In Eleanor’s narrative lies the brilliance of this novel. It is as engaging as it is unnerving – all the more so because it is possible to see the little, subtle lies she tells the group about herself. Then, little by little, things start to change as the group experience the events. Is the House really Evil and haunted? Is it affecting the dynamics of the group and changing their personalities? Or is the house (or perhaps the idea of the house) affecting only Eleanor and as such Eleanor’s views of them that are being altered? There is a lot that could be said for both explanations of the events that take place in the book.
More than that though, there is a lot of subtext when it comes to the characters that is open for interpretation: is Theodora lesbian? Is Eleanor and Theodora’s relationship romantic in nature? What about Luke? Does he have feelings for either woman or none of them? How to interpret those will depend on what each reader brings into the reading of the book.
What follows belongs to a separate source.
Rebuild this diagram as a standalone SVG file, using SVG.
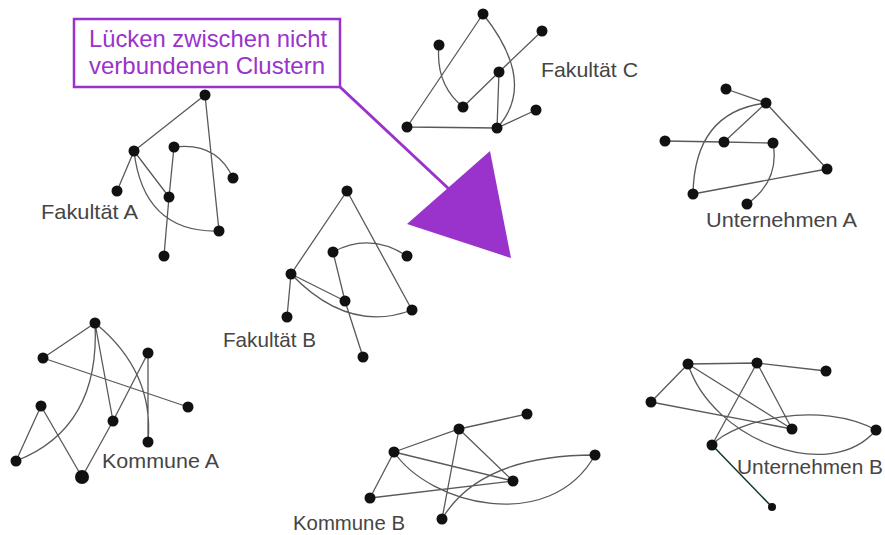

But even if the supernatural elements never really happened (or have they), I will still sleep with the lights on for the time being, thank you very much. Another thing I will do is to buy the author’s We Have Always Lived in the Castle which, I hear, is also fabulous.
Notable Quotes/ Parts:
“No live organism can continue for long to exist sanely under conditions of absolute reality; even larks and katydids are supposed, by some, to dream. Hill House, not sane, stood by itself against its hills, holding darkness within; it had stood so for eighty years and might stand for eighty more. Within, walls continued upright, bricks met neatly, floors were firm, and doors were sensibly shut; silence lay steadily against the wood and stone of Hill House, and whatever walked there, walked alone.”